What you are asked to do » Omit every picture, and retype the lines that run from the beginning of the data below through the line containing "import plotly.graph_objects as go", inclusive.

Data extract »
:::
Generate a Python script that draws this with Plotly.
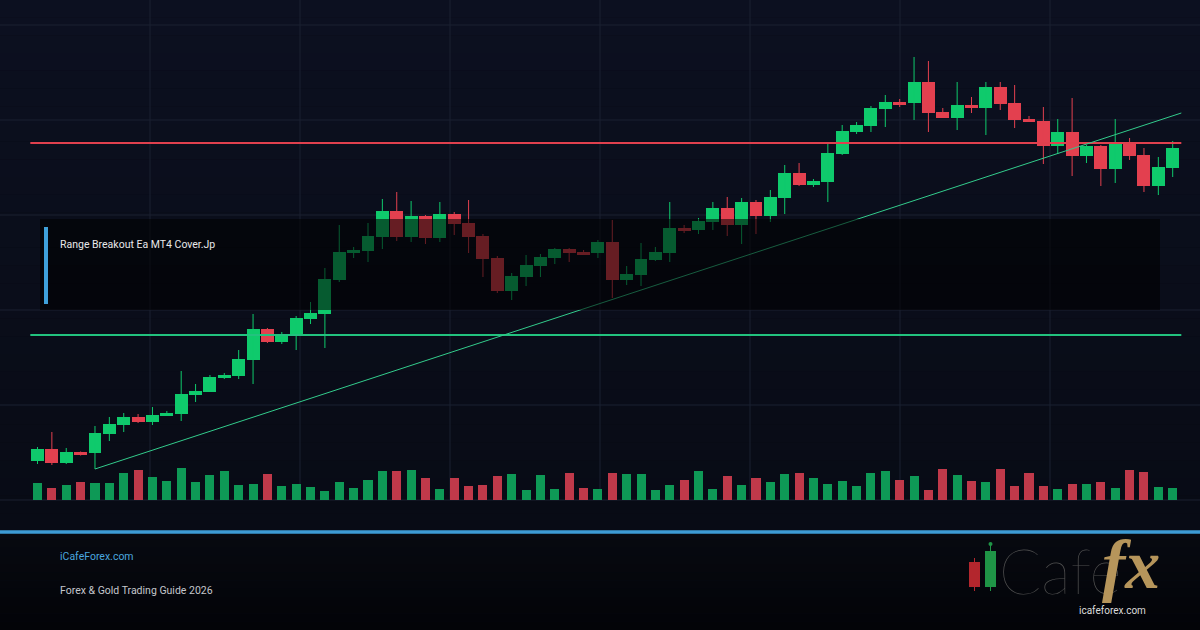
import plotly.graph_objects as go

# ---------------- data ----------------
opens = [39, 51, 37, 48, 47, 66, 75, 83, 78, 84, 86, 105, 108, 122, 124, 140, 171, 158, 165, 181,
         186, 220, 247, 249, 263, 289, 263, 284, 262, 286, 277, 264, 242, 209, 223, 234, 242, 251, 248, 247,
         258, 220, 225, 240, 247, 272, 270, 278, 292, 275, 298, 284, 302, 327, 315, 318, 346, 368, 374, 391,
         398, 397, 418, 388, 382, 395, 392, 413, 397, 381, 379, 354, 368, 344, 354, 331, 356, 345, 314, 332]
highs = [53, 68, 52, 48.5, 74, 83, 87, 86, 93, 89, 129, 116, 125, 127, 150, 186, 172, 168, 184, 198,
         232, 275, 253, 277, 301, 308, 299, 285, 298, 288, 300, 266, 244, 227, 245, 246, 252, 252, 250, 260,
         280, 234, 257, 253, 298, 275, 282, 298, 303, 302, 300, 310, 335, 337, 321, 356, 375, 378, 394, 405,
         401, 443, 439, 392, 418, 403, 418, 418, 415, 384, 393, 381, 402, 355, 355, 381, 362, 352, 343, 359]
lows = [36, 35, 36, 44.5, 31, 59, 68, 77, 75, 84, 79, 98, 108, 121, 121, 116, 157, 156, 150, 176,
        152, 218, 242, 238, 251, 259, 258, 256, 258, 265, 247, 223, 207, 200, 214, 223, 236, 238, 245, 242,
        202, 215, 214, 239, 238, 267, 266, 270, 264, 256, 266, 278, 286, 314, 313, 298, 345, 366, 368, 373,
        393, 380, 368, 382, 370, 387, 365, 390, 372, 378, 336, 346, 324, 337, 314, 317, 340, 308, 305, 323]
closes = [51, 37, 48, 45, 67, 76, 83, 78, 85, 87, 106, 109, 123, 125, 141, 171, 158, 165, 182, 187,
          221, 248, 250, 264, 289, 263, 284, 262, 286, 276, 263, 241, 209, 224, 235, 243, 251, 247, 245, 258,
          220, 226, 241, 248, 272, 269, 279, 292, 275, 298, 284, 303, 327, 315, 319, 347, 369, 375, 392, 398,
          395, 418, 387, 382, 395, 392, 413, 396, 380, 378, 354, 368, 344, 354, 331, 356, 344, 314, 333, 352]
volumes = [17, 12, 15, 18, 17, 17, 27, 30, 23, 19, 32, 18, 25, 29, 15, 16, 26, 14, 16, 13,
           9, 18, 12, 20, 29, 29, 30, 22, 11, 22, 14, 15, 24, 26, 10, 25, 11, 27, 12, 11,
           27, 26, 26, 10, 15, 20, 29, 11, 24, 15, 22, 18, 26, 27, 22, 16, 19, 14, 27, 29,
           20, 24, 10, 31, 25, 19, 18, 31, 14, 27, 14, 11, 16, 16, 18, 12, 30, 28, 13, 12]
bars = list(range(len(opens)))

support_level = 165
resistance_level = 357
level_x = [-0.5, 79.6]
trend_x = [4, 79.6]
trend_y = [31, 387]

title_text = "Range Breakout Ea MT4 Cover.Jp"
site_text = "iCafeForex.com"
guide_text = "Forex & Gold Trading Guide 2026"
logo_url_text = "icafeforex.com"

# ---------------- styles ----------------
W, H = 1200, 630
GREEN = "#0fca6c"
RED = "#e3404f"
VGREEN = "#0e9956"
VRED = "#c0394a"
GRID = "#1b2031"


def px(x):
    return x / W


def py(y):
    return 1 - y / H


def lerp(c1, c2, t):
    a = [int(c1[i:i + 2], 16) for i in (1, 3, 5)]
    b = [int(c2[i:i + 2], 16) for i in (1, 3, 5)]
    return "rgb(%d,%d,%d)" % tuple(round(a[k] + (b[k] - a[k]) * t) for k in range(3))


shapes = []
n = 30
for k in range(n):
    y0, y1 = 531 * k / n, 531 * (k + 1) / n
    shapes.append(dict(type="rect", xref="paper", yref="paper", x0=0, x1=1,
                       y0=py(y1), y1=py(y0), line=dict(width=0),
                       fillcolor=lerp("#0c1020", "#080b15", k / (n - 1)), layer="below"))
m = 12
for k in range(m):
    y0, y1 = 531 + 99 * k / m, 531 + 99 * (k + 1) / m
    shapes.append(dict(type="rect", xref="paper", yref="paper", x0=0, x1=1,
                       y0=py(y1), y1=py(y0), line=dict(width=0),
                       fillcolor=lerp("#070910", "#030408", k / (m - 1)), layer="below"))
for gx in range(150, 1200, 150):
    shapes.append(dict(type="line", xref="paper", yref="paper", x0=px(gx), x1=px(gx),
                       y0=py(500), y1=1, line=dict(color=GRID, width=1), layer="below"))
for gy in range(25, 501, 95):
    shapes.append(dict(type="line", xref="paper", yref="paper", x0=0, x1=1,
                       y0=py(gy), y1=py(gy), line=dict(color=GRID, width=1), layer="below"))
shapes.append(dict(type="rect", xref="paper", yref="paper", x0=px(40), x1=px(1160),
                   y0=py(310), y1=py(219), line=dict(width=0),
                   fillcolor="rgba(0,0,0,0.55)", layer="above"))
shapes.append(dict(type="rect", xref="paper", yref="paper", x0=px(44), x1=px(48),
                   y0=py(304), y1=py(227), line=dict(width=0),
                   fillcolor="#3fa0da", layer="above"))
shapes.append(dict(type="rect", xref="paper", yref="paper", x0=0, x1=1,
                   y0=py(533.7), y1=py(530.3), line=dict(width=0),
                   fillcolor="#3d9bd5", layer="above"))
shapes += [
    dict(type="line", xref="paper", yref="paper", x0=px(974.5), x1=px(974.5), y0=py(591), y1=py(558),
         line=dict(color="#b3262d", width=1), layer="above"),
    dict(type="rect", xref="paper", yref="paper", x0=px(969), x1=px(980), y0=py(587), y1=py(562),
         line=dict(width=0), fillcolor="#b3262d", layer="above"),
    dict(type="line", xref="paper", yref="paper", x0=px(990.5), x1=px(990.5), y0=py(591), y1=py(544),
         line=dict(color="#1f9446", width=1), layer="above"),
    dict(type="circle", xref="paper", yref="paper", x0=px(988.5), x1=px(992.5), y0=py(546), y1=py(542),
         line=dict(width=0), fillcolor="#1f9446", layer="above"),
    dict(type="rect", xref="paper", yref="paper", x0=px(985), x1=px(996), y0=py(587), y1=py(551),
         line=dict(width=0), fillcolor="#1f9446", layer="above"),
]

annotations = [
    dict(text=title_text, x=px(58), y=py(245), xref="paper", yref="paper", xanchor="left",
         yanchor="middle", showarrow=False, font=dict(family="Roboto", size=10.5, color="#e8e8ea")),
    dict(text=site_text, x=px(58), y=py(556), xref="paper", yref="paper", xanchor="left",
         yanchor="middle", showarrow=False, font=dict(family="Roboto", size=10.5, color="#4aa6df")),
    dict(text=guide_text, x=px(58), y=py(590), xref="paper", yref="paper", xanchor="left",
         yanchor="middle", showarrow=False, font=dict(family="Roboto", size=10.5, color="#c4c7cc")),
    dict(text="Cafe", x=px(997), y=py(570), xref="paper", yref="paper", xanchor="left",
         yanchor="middle", showarrow=False,
         font=dict(family="Lato", size=62, color="#505050", weight=200)),
    dict(text="fx", x=px(1100), y=py(564), xref="paper", yref="paper", xanchor="left",
         yanchor="middle", showarrow=False,
         font=dict(family="Liberation Serif", size=70, color="#b6955b", weight="bold", style="italic")),
    dict(text=logo_url_text, x=px(1112), y=py(610), xref="paper", yref="paper", xanchor="center",
         yanchor="middle", showarrow=False, font=dict(family="Roboto", size=10, color="#dcdcdc")),
]

up = [c >= o for o, c in zip(opens, closes)]
vol_colors = [VGREEN if u else VRED for u in up]
body_colors = [GREEN if u else RED for u in up]
body_base = [min(o, c) for o, c in zip(opens, closes)]
body_len = [abs(c - o) for o, c in zip(opens, closes)]


def wick_xy(want_up):
    xs, ys = [], []
    for i, u in enumerate(up):
        if u == want_up:
            xs += [bars[i], bars[i], None]
            ys += [lows[i], highs[i], None]
    return xs, ys


fig = go.Figure()
fig.add_trace(go.Bar(x=bars, y=volumes, width=0.63, marker=dict(color=vol_colors, line=dict(width=0)),
                     yaxis="y2", hoverinfo="skip", showlegend=False))
for want, col in ((True, GREEN), (False, RED)):
    wx, wy = wick_xy(want)
    fig.add_trace(go.Scatter(x=wx, y=wy, mode="lines", line=dict(color=col, width=1),
                             hoverinfo="skip", showlegend=False, connectgaps=False))
fig.add_trace(go.Bar(x=bars, y=body_len, base=body_base, width=0.9,
                     marker=dict(color=body_colors, line=dict(width=0)),
                     hoverinfo="skip", showlegend=False))
fig.add_trace(go.Scatter(x=level_x, y=[support_level] * 2, mode="lines",
                         line=dict(color="#22c27e", width=2), showlegend=False, hoverinfo="skip"))
fig.add_trace(go.Scatter(x=level_x, y=[resistance_level] * 2, mode="lines",
                         line=dict(color="#e0404e", width=2), showlegend=False, hoverinfo="skip"))
fig.add_trace(go.Scatter(x=trend_x, y=trend_y, mode="lines",
                         line=dict(color="#33cc8c", width=1), showlegend=False, hoverinfo="skip"))

fig.update_layout(
    width=W, height=H, margin=dict(l=0, r=0, t=0, b=0, pad=0), autosize=False,
    paper_bgcolor="#080b15", plot_bgcolor="rgba(0,0,0,0)",
    barmode="overlay", bargap=0,
    xaxis=dict(range=[-2.61, 80.90], visible=False, fixedrange=True),
    yaxis=dict(range=[-130, 500], visible=False, fixedrange=True),
    yaxis2=dict(range=[-130, 500], visible=False, overlaying="y", fixedrange=True),
    shapes=shapes, annotations=annotations, showlegend=False,
)

fig.write_html("out.html")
:::
Final result »
Generate a Python script that draws this with Plotly.
import plotly.graph_objects as go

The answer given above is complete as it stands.